* INSTRUCTIONS FOR THE TASK
Reproduce the listing below exactly. Pictures do not belong in the copy.

* GIVEN MATERIAL
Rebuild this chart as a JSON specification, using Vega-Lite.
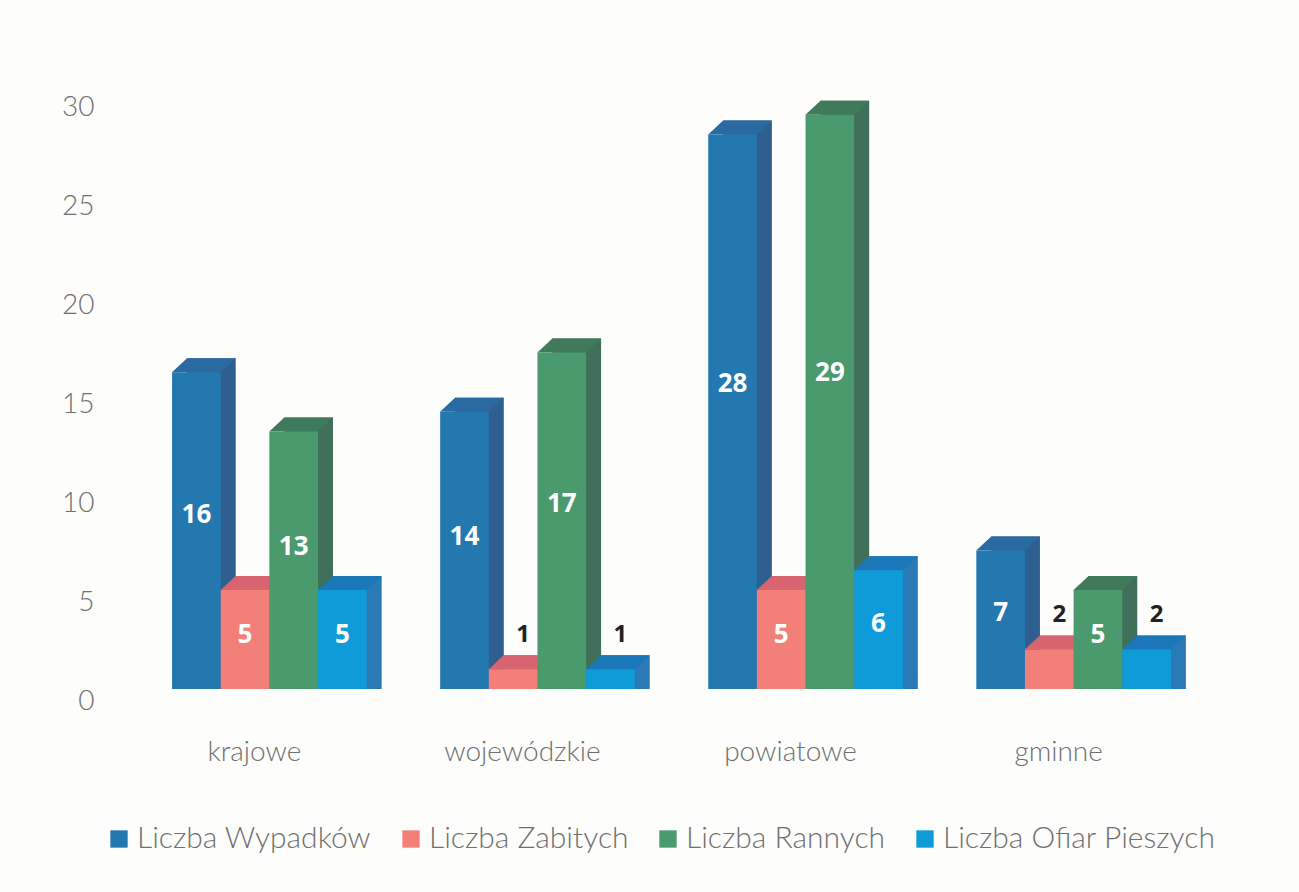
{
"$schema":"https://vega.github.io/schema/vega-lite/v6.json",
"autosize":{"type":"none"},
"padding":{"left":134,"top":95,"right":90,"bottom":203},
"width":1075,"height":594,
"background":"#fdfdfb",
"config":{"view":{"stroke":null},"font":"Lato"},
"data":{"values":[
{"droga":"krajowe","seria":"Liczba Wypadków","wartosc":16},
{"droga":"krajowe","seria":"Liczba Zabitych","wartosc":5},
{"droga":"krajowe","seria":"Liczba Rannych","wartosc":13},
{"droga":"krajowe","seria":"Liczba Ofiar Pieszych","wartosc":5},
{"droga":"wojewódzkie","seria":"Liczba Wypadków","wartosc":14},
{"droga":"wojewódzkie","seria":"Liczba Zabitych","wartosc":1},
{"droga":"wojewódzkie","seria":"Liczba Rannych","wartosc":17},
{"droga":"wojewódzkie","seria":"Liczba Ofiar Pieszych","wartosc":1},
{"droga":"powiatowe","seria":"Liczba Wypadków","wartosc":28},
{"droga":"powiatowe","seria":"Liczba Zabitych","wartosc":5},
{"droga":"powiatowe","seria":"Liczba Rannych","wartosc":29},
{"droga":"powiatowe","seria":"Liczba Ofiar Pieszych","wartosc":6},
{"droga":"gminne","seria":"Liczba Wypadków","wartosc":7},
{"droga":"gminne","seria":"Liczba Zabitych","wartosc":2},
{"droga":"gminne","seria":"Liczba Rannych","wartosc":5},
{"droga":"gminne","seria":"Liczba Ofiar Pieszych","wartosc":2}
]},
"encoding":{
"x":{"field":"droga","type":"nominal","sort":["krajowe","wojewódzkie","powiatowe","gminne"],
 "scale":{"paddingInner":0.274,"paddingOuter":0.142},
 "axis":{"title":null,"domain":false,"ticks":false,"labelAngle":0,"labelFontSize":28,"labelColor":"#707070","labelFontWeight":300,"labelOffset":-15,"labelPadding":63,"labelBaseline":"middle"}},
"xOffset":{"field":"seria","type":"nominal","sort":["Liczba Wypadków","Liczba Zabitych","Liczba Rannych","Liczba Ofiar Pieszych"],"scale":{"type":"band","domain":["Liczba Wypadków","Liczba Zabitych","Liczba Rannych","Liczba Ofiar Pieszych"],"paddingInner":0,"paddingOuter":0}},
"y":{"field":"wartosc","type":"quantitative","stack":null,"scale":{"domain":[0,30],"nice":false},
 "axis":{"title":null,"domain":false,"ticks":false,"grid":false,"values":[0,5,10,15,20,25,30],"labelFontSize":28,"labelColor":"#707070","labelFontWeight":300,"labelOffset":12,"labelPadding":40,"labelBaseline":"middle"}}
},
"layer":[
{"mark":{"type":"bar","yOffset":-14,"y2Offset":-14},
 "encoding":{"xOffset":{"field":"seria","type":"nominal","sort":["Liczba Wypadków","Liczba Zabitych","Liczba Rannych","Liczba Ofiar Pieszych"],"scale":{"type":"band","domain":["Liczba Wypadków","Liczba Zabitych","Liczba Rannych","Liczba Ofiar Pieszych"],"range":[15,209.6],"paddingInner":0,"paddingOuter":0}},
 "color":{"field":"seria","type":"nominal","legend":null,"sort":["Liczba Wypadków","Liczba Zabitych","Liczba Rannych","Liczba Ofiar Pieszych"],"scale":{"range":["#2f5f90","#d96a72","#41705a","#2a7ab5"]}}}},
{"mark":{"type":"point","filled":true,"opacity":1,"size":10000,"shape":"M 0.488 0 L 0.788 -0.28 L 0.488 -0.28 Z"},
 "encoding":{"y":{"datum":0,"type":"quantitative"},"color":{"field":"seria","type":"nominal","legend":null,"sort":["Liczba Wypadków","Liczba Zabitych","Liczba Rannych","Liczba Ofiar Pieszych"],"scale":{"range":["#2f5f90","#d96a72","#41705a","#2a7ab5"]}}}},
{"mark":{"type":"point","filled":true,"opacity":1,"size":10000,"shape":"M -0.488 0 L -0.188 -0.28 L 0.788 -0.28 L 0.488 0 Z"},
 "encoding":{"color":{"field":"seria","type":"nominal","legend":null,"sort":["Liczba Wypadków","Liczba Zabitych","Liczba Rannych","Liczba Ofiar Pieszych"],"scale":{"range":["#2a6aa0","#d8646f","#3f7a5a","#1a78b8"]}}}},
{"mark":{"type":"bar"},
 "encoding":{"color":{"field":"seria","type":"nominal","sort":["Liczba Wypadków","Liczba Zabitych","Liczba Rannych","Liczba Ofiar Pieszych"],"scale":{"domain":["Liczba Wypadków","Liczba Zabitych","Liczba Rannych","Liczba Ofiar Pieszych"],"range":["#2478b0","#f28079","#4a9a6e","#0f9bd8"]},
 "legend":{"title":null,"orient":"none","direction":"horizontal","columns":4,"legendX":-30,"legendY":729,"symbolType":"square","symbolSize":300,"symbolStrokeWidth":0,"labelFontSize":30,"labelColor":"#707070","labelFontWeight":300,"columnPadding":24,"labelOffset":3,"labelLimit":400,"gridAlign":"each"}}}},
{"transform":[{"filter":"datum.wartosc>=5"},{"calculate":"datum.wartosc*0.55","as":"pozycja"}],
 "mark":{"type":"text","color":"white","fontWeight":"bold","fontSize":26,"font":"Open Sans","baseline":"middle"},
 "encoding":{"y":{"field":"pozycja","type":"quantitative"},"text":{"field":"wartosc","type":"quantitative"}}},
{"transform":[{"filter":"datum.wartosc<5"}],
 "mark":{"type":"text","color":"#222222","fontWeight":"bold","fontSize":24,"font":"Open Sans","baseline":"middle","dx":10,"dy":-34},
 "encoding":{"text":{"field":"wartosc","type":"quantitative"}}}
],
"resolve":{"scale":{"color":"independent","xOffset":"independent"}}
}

* EXERCISE RESULT
Rebuild this chart as a JSON specification, using Vega-Lite.
{
"$schema":"https://vega.github.io/schema/vega-lite/v6.json",
"autosize":{"type":"none"},
"padding":{"left":134,"top":95,"right":90,"bottom":203},
"width":1075,"height":594,
"background":"#fdfdfb",
"config":{"view":{"stroke":null},"font":"Lato"},
"data":{"values":[
{"droga":"krajowe","seria":"Liczba Wypadków","wartosc":16},
{"droga":"krajowe","seria":"Liczba Zabitych","wartosc":5},
{"droga":"krajowe","seria":"Liczba Rannych","wartosc":13},
{"droga":"krajowe","seria":"Liczba Ofiar Pieszych","wartosc":5},
{"droga":"wojewódzkie","seria":"Liczba Wypadków","wartosc":14},
{"droga":"wojewódzkie","seria":"Liczba Zabitych","wartosc":1},
{"droga":"wojewódzkie","seria":"Liczba Rannych","wartosc":17},
{"droga":"wojewódzkie","seria":"Liczba Ofiar Pieszych","wartosc":1},
{"droga":"powiatowe","seria":"Liczba Wypadków","wartosc":28},
{"droga":"powiatowe","seria":"Liczba Zabitych","wartosc":5},
{"droga":"powiatowe","seria":"Liczba Rannych","wartosc":29},
{"droga":"powiatowe","seria":"Liczba Ofiar Pieszych","wartosc":6},
{"droga":"gminne","seria":"Liczba Wypadków","wartosc":7},
{"droga":"gminne","seria":"Liczba Zabitych","wartosc":2},
{"droga":"gminne","seria":"Liczba Rannych","wartosc":5},
{"droga":"gminne","seria":"Liczba Ofiar Pieszych","wartosc":2}
]},
"encoding":{
"x":{"field":"droga","type":"nominal","sort":["krajowe","wojewódzkie","powiatowe","gminne"],
 "scale":{"paddingInner":0.274,"paddingOuter":0.142},
 "axis":{"title":null,"domain":false,"ticks":false,"labelAngle":0,"labelFontSize":28,"labelColor":"#707070","labelFontWeight":300,"labelOffset":-15,"labelPadding":63,"labelBaseline":"middle"}},
"xOffset":{"field":"seria","type":"nominal","sort":["Liczba Wypadków","Liczba Zabitych","Liczba Rannych","Liczba Ofiar Pieszych"],"scale":{"type":"band","domain":["Liczba Wypadków","Liczba Zabitych","Liczba Rannych","Liczba Ofiar Pieszych"],"paddingInner":0,"paddingOuter":0}},
"y":{"field":"wartosc","type":"quantitative","stack":null,"scale":{"domain":[0,30],"nice":false},
 "axis":{"title":null,"domain":false,"ticks":false,"grid":false,"values":[0,5,10,15,20,25,30],"labelFontSize":28,"labelColor":"#707070","labelFontWeight":300,"labelOffset":12,"labelPadding":40,"labelBaseline":"middle"}}
},
"layer":[
{"mark":{"type":"bar","yOffset":-14,"y2Offset":-14},
 "encoding":{"xOffset":{"field":"seria","type":"nominal","sort":["Liczba Wypadków","Liczba Zabitych","Liczba Rannych","Liczba Ofiar Pieszych"],"scale":{"type":"band","domain":["Liczba Wypadków","Liczba Zabitych","Liczba Rannych","Liczba Ofiar Pieszych"],"range":[15,209.6],"paddingInner":0,"paddingOuter":0}},
 "color":{"field":"seria","type":"nominal","legend":null,"sort":["Liczba Wypadków","Liczba Zabitych","Liczba Rannych","Liczba Ofiar Pieszych"],"scale":{"range":["#2f5f90","#d96a72","#41705a","#2a7ab5"]}}}},
{"mark":{"type":"point","filled":true,"opacity":1,"size":10000,"shape":"M 0.488 0 L 0.788 -0.28 L 0.488 -0.28 Z"},
 "encoding":{"y":{"datum":0,"type":"quantitative"},"color":{"field":"seria","type":"nominal","legend":null,"sort":["Liczba Wypadków","Liczba Zabitych","Liczba Rannych","Liczba Ofiar Pieszych"],"scale":{"range":["#2f5f90","#d96a72","#41705a","#2a7ab5"]}}}},
{"mark":{"type":"point","filled":true,"opacity":1,"size":10000,"shape":"M -0.488 0 L -0.188 -0.28 L 0.788 -0.28 L 0.488 0 Z"},
 "encoding":{"color":{"field":"seria","type":"nominal","legend":null,"sort":["Liczba Wypadków","Liczba Zabitych","Liczba Rannych","Liczba Ofiar Pieszych"],"scale":{"range":["#2a6aa0","#d8646f","#3f7a5a","#1a78b8"]}}}},
{"mark":{"type":"bar"},
 "encoding":{"color":{"field":"seria","type":"nominal","sort":["Liczba Wypadków","Liczba Zabitych","Liczba Rannych","Liczba Ofiar Pieszych"],"scale":{"domain":["Liczba Wypadków","Liczba Zabitych","Liczba Rannych","Liczba Ofiar Pieszych"],"range":["#2478b0","#f28079","#4a9a6e","#0f9bd8"]},
 "legend":{"title":null,"orient":"none","direction":"horizontal","columns":4,"legendX":-30,"legendY":729,"symbolType":"square","symbolSize":300,"symbolStrokeWidth":0,"labelFontSize":30,"labelColor":"#707070","labelFontWeight":300,"columnPadding":24,"labelOffset":3,"labelLimit":400,"gridAlign":"each"}}}},
{"transform":[{"filter":"datum.wartosc>=5"},{"calculate":"datum.wartosc*0.55","as":"pozycja"}],
 "mark":{"type":"text","color":"white","fontWeight":"bold","fontSize":26,"font":"Open Sans","baseline":"middle"},
 "encoding":{"y":{"field":"pozycja","type":"quantitative"},"text":{"field":"wartosc","type":"quantitative"}}},
{"transform":[{"filter":"datum.wartosc<5"}],
 "mark":{"type":"text","color":"#222222","fontWeight":"bold","fontSize":24,"font":"Open Sans","baseline":"middle","dx":10,"dy":-34},
 "encoding":{"text":{"field":"wartosc","type":"quantitative"}}}
],
"resolve":{"scale":{"color":"independent","xOffset":"independent"}}
}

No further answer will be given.